As a rather "socially-phobic" person, I stand as a person with few friends... but those are good friends. With my small group of friends, I feel free to be myself, and to be completely and utterly honest. It is with these people that I put my heart and soul and total confidence within them. In large groups, someone can not always do this, because most of the people whom they consider to be "friends" are actually more "acquaintances" than anyone else. To me, it would be quite unnerving to think that in a large group of "friends", I might put my trust into the hands of an almost complete stranger without possibly ever realizing it. There is not a much more bone-chilling thought.
"The friend knows all about you, and still likes you."~ Elbert Hubbard
After exploring the topic of trust, there is now the topic of "keeping up appearances." With too many friends, how does a person keep up with who they, themselves, really are? Occasionally their true identity becomes "lost in translation" while they are trying to impress each "friend" in a different way. It seems that this cycle could get quite overwhelming with time.

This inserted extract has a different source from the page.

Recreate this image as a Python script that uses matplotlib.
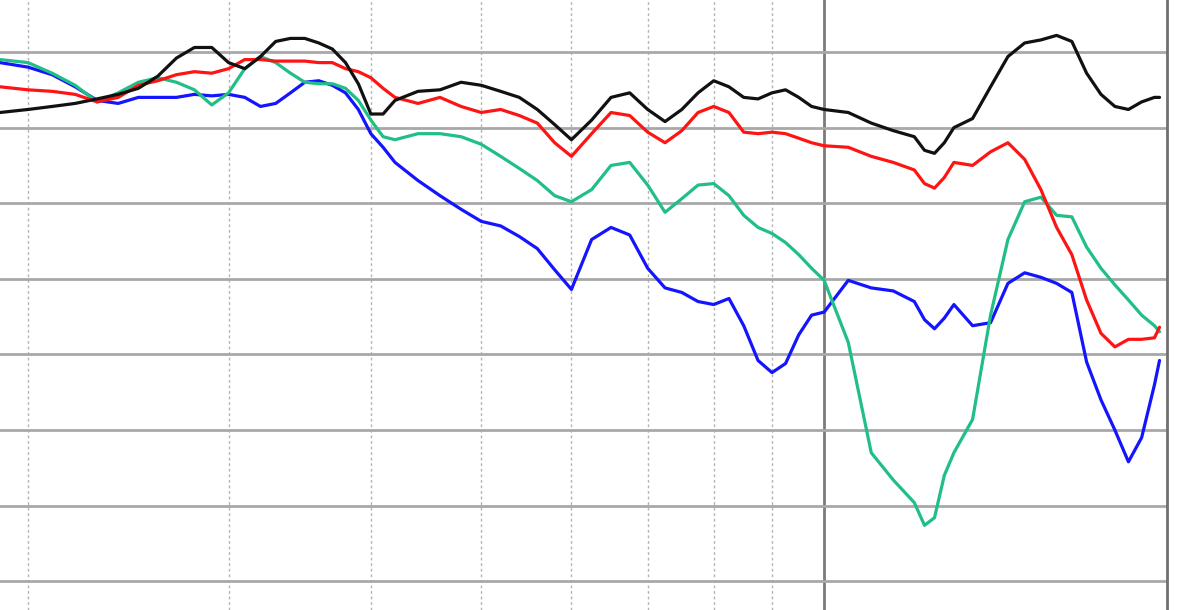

Think about where this type of scenario plays out in modern culture. Practically everywhere, right? In reality tv, celebrity gossip, literature... even products; they all want to "dress to impress" without even taking into account if who or what they are portraying to others is really who they are.
Take "The Great Gatsby", for example. For those who have read the book: remember all those lavish parties he would hold, but where no one knew exactly who Mr. Gatsby was until they met him by surprise and realize how humble and shy he seemed to be, unlike the man of the stories told at the party? And how his real name was James Gatz and he came from a Missouri farm family: a far cry from the supposed Oxford graduate and millionaire? None of the hundreds of friends who came to his parties and told stories about his days as a Russian spy and such knew any of the REAL him.
All of my friends in my small group know the real me and I know the real them. No lie.